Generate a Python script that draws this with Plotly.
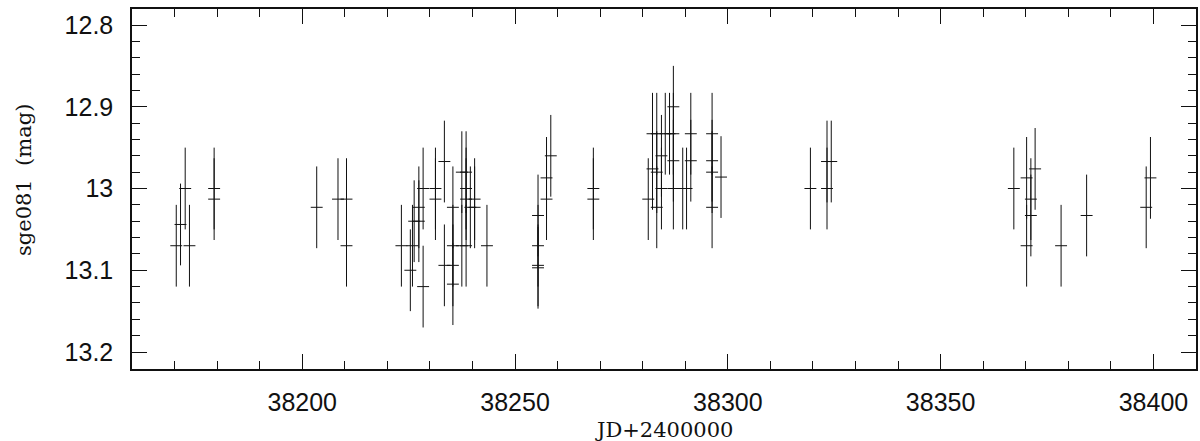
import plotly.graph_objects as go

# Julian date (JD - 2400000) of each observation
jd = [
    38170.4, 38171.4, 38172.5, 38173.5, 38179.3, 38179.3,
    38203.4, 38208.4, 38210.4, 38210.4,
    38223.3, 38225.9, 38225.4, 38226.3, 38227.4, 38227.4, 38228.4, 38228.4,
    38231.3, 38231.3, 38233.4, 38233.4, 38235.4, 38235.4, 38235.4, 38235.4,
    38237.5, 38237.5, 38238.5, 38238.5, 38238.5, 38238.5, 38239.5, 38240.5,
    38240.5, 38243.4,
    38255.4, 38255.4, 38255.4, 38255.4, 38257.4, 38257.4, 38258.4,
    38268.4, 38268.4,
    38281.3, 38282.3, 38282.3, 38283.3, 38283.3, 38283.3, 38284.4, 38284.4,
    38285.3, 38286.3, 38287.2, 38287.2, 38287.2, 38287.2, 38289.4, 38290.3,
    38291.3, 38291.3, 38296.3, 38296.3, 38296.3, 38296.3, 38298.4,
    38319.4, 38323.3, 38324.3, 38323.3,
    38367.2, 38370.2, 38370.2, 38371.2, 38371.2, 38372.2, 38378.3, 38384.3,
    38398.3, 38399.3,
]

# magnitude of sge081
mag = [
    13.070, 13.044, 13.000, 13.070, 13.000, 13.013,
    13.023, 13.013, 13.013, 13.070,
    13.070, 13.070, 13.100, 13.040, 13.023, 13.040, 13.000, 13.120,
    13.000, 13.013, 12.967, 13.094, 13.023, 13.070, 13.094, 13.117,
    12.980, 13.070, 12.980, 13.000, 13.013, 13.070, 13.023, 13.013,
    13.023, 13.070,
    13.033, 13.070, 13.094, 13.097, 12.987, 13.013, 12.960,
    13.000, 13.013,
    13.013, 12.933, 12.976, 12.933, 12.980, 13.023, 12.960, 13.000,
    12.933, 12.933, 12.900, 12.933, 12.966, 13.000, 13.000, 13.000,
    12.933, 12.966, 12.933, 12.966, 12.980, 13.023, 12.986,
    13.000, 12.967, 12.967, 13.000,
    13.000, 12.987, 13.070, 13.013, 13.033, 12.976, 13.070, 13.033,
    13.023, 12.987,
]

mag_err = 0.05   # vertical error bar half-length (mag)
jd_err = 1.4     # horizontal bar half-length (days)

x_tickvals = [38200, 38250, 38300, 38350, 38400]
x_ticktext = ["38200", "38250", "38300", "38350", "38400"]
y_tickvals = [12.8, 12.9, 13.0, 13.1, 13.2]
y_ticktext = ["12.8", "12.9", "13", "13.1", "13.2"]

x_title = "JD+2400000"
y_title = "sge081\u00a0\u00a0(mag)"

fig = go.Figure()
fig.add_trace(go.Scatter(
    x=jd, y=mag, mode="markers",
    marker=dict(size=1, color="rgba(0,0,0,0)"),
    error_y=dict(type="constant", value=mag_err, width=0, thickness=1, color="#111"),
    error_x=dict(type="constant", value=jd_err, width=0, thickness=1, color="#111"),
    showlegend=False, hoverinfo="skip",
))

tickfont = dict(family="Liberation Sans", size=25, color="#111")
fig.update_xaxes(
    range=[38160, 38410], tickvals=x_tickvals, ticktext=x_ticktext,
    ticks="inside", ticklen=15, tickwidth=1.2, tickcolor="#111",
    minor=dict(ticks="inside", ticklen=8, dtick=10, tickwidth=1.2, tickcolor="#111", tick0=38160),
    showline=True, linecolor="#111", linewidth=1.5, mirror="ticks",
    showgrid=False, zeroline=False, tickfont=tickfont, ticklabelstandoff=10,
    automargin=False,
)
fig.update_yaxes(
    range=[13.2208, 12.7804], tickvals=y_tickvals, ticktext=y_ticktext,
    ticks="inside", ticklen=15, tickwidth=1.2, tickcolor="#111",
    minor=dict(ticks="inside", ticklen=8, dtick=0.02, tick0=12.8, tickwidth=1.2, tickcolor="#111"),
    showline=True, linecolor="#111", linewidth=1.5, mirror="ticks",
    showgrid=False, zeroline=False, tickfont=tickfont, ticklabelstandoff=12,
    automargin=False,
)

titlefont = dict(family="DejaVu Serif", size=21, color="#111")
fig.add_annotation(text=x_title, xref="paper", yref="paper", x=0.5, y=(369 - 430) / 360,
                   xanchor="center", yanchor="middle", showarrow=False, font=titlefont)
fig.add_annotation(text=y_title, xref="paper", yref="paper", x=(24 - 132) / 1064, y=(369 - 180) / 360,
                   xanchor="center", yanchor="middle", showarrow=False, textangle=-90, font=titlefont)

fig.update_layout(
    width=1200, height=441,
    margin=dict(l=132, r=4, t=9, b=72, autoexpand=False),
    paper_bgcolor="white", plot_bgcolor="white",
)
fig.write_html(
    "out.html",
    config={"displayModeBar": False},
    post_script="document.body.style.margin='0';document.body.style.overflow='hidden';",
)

===

Stated goal:
All of the material above should be reproduced exactly, except the pictures.

Solution:
Generate a Python script that draws this with Plotly.
import plotly.graph_objects as go

# Julian date (JD - 2400000) of each observation
jd = [
    38170.4, 38171.4, 38172.5, 38173.5, 38179.3, 38179.3,
    38203.4, 38208.4, 38210.4, 38210.4,
    38223.3, 38225.9, 38225.4, 38226.3, 38227.4, 38227.4, 38228.4, 38228.4,
    38231.3, 38231.3, 38233.4, 38233.4, 38235.4, 38235.4, 38235.4, 38235.4,
    38237.5, 38237.5, 38238.5, 38238.5, 38238.5, 38238.5, 38239.5, 38240.5,
    38240.5, 38243.4,
    38255.4, 38255.4, 38255.4, 38255.4, 38257.4, 38257.4, 38258.4,
    38268.4, 38268.4,
    38281.3, 38282.3, 38282.3, 38283.3, 38283.3, 38283.3, 38284.4, 38284.4,
    38285.3, 38286.3, 38287.2, 38287.2, 38287.2, 38287.2, 38289.4, 38290.3,
    38291.3, 38291.3, 38296.3, 38296.3, 38296.3, 38296.3, 38298.4,
    38319.4, 38323.3, 38324.3, 38323.3,
    38367.2, 38370.2, 38370.2, 38371.2, 38371.2, 38372.2, 38378.3, 38384.3,
    38398.3, 38399.3,
]

# magnitude of sge081
mag = [
    13.070, 13.044, 13.000, 13.070, 13.000, 13.013,
    13.023, 13.013, 13.013, 13.070,
    13.070, 13.070, 13.100, 13.040, 13.023, 13.040, 13.000, 13.120,
    13.000, 13.013, 12.967, 13.094, 13.023, 13.070, 13.094, 13.117,
    12.980, 13.070, 12.980, 13.000, 13.013, 13.070, 13.023, 13.013,
    13.023, 13.070,
    13.033, 13.070, 13.094, 13.097, 12.987, 13.013, 12.960,
    13.000, 13.013,
    13.013, 12.933, 12.976, 12.933, 12.980, 13.023, 12.960, 13.000,
    12.933, 12.933, 12.900, 12.933, 12.966, 13.000, 13.000, 13.000,
    12.933, 12.966, 12.933, 12.966, 12.980, 13.023, 12.986,
    13.000, 12.967, 12.967, 13.000,
    13.000, 12.987, 13.070, 13.013, 13.033, 12.976, 13.070, 13.033,
    13.023, 12.987,
]

mag_err = 0.05   # vertical error bar half-length (mag)
jd_err = 1.4     # horizontal bar half-length (days)

x_tickvals = [38200, 38250, 38300, 38350, 38400]
x_ticktext = ["38200", "38250", "38300", "38350", "38400"]
y_tickvals = [12.8, 12.9, 13.0, 13.1, 13.2]
y_ticktext = ["12.8", "12.9", "13", "13.1", "13.2"]

x_title = "JD+2400000"
y_title = "sge081\u00a0\u00a0(mag)"

fig = go.Figure()
fig.add_trace(go.Scatter(
    x=jd, y=mag, mode="markers",
    marker=dict(size=1, color="rgba(0,0,0,0)"),
    error_y=dict(type="constant", value=mag_err, width=0, thickness=1, color="#111"),
    error_x=dict(type="constant", value=jd_err, width=0, thickness=1, color="#111"),
    showlegend=False, hoverinfo="skip",
))

tickfont = dict(family="Liberation Sans", size=25, color="#111")
fig.update_xaxes(
    range=[38160, 38410], tickvals=x_tickvals, ticktext=x_ticktext,
    ticks="inside", ticklen=15, tickwidth=1.2, tickcolor="#111",
    minor=dict(ticks="inside", ticklen=8, dtick=10, tickwidth=1.2, tickcolor="#111", tick0=38160),
    showline=True, linecolor="#111", linewidth=1.5, mirror="ticks",
    showgrid=False, zeroline=False, tickfont=tickfont, ticklabelstandoff=10,
    automargin=False,
)
fig.update_yaxes(
    range=[13.2208, 12.7804], tickvals=y_tickvals, ticktext=y_ticktext,
    ticks="inside", ticklen=15, tickwidth=1.2, tickcolor="#111",
    minor=dict(ticks="inside", ticklen=8, dtick=0.02, tick0=12.8, tickwidth=1.2, tickcolor="#111"),
    showline=True, linecolor="#111", linewidth=1.5, mirror="ticks",
    showgrid=False, zeroline=False, tickfont=tickfont, ticklabelstandoff=12,
    automargin=False,
)

titlefont = dict(family="DejaVu Serif", size=21, color="#111")
fig.add_annotation(text=x_title, xref="paper", yref="paper", x=0.5, y=(369 - 430) / 360,
                   xanchor="center", yanchor="middle", showarrow=False, font=titlefont)
fig.add_annotation(text=y_title, xref="paper", yref="paper", x=(24 - 132) / 1064, y=(369 - 180) / 360,
                   xanchor="center", yanchor="middle", showarrow=False, textangle=-90, font=titlefont)

fig.update_layout(
    width=1200, height=441,
    margin=dict(l=132, r=4, t=9, b=72, autoexpand=False),
    paper_bgcolor="white", plot_bgcolor="white",
)
fig.write_html(
    "out.html",
    config={"displayModeBar": False},
    post_script="document.body.style.margin='0';document.body.style.overflow='hidden';",
)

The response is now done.